1.  One of the main goals of brokerage research analysts is to get noticed by institutional investors.  While trying to get attention, there’s almost no penalty for coming to a conclusion that’s wrong–because everyone understands what is going on.  And even if you become famous, clients usually forgive and forget.   So a reasonable strategy for the sell side is to make a strongly out-of-consensus prediction.  If it comes true, you’ve struck gold.  If not, it’s a case of “no harm, no foul.”  

A typical portfolio manager gets enough market research, market commentary, etc. each day to make a stack at least two feet high if it were all on paper.  I’d imagine reporters have a similar experience.  This means that in normal times,  the startling but unlikely prediction gets a quick glance at the summary paragraphs and then the “delete” key–or maybe just “delete.”  At times of great stress, when investors have seriously lost their bearings (usually right at turning points in the stock market), however, these attention-getters are printed out and read on the train ride home.

When these things get taken seriously, particularly if they make it into the press, they can be wonderful contrary indicators.
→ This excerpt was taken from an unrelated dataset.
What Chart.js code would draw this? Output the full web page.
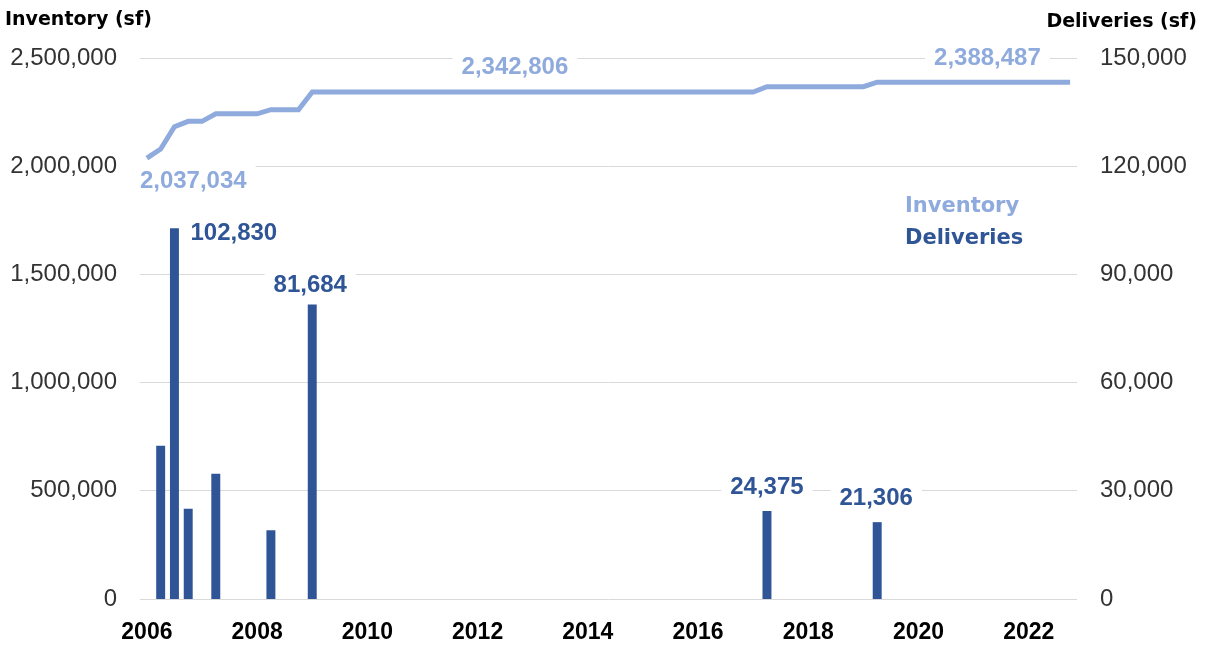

Perhaps the most famous of these was the “Death of Equities” cover story in Business Week in 1979.  Bears and bulls have also adorned magazine covers at just the wrong time.
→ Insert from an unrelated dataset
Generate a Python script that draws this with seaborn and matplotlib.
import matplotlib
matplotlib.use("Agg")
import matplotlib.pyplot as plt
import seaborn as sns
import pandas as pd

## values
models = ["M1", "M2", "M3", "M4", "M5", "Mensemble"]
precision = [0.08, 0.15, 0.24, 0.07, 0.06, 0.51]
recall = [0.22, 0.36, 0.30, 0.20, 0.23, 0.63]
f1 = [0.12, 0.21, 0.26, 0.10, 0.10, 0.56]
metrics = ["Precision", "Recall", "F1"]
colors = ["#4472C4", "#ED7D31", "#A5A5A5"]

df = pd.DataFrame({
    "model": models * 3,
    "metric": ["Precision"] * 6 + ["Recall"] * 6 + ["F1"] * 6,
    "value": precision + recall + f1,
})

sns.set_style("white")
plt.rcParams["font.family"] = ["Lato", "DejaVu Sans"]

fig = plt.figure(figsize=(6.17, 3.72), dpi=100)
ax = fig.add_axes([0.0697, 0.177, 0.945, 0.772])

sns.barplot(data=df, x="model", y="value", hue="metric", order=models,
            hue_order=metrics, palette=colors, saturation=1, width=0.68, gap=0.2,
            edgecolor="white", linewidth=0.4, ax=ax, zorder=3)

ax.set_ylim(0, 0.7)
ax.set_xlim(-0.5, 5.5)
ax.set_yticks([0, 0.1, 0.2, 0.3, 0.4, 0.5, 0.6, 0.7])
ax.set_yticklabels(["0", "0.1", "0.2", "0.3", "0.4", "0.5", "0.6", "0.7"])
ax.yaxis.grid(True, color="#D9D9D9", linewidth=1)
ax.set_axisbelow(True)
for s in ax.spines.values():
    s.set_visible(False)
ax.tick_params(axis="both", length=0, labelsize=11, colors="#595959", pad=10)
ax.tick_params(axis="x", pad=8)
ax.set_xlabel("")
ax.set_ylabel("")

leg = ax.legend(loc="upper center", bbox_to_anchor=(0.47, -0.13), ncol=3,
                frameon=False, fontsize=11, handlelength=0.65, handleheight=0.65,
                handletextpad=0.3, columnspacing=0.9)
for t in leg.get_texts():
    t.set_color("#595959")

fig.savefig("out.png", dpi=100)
Today an article appeared in the Wall Street Journal outlining a Goldman report that argues the Dow could fall to 5,000 before the current bear market is over.  My point isn’t whether there’s any intellectual merit to the Goldman case for a 25% drop in the market from here.  It’s that it’s headline news in the Wall Street Journal.  This may be as close as we get to a bear’s head on the front page.  I figure it may be good enough.

2.  Bear markets typically go through three stages:  hope (also called denial), boredom, and despair.  Some people think that stage three requires a cathartic, high-volume selling panic, where stocks plunge as investors give in to the fear they’ve been battling throughout the down market and offload every stock they own.

 This doesn’t need to happen.  It certainly didn’t in 1982, when the bear market ended in a whimper, instead.  Despair can also be an attitide–the loss of hope of near-term good news, a resignation to the market running whatever course it decides to take.  I mention this because I realized last Thursday that that’s the way I’ve been feeling lately.  Given that I’ve been through very ugly bear markets both here and abroad, it takes a lot for me to lose my enthusiasm for the market.  So maybe stage three is well underway.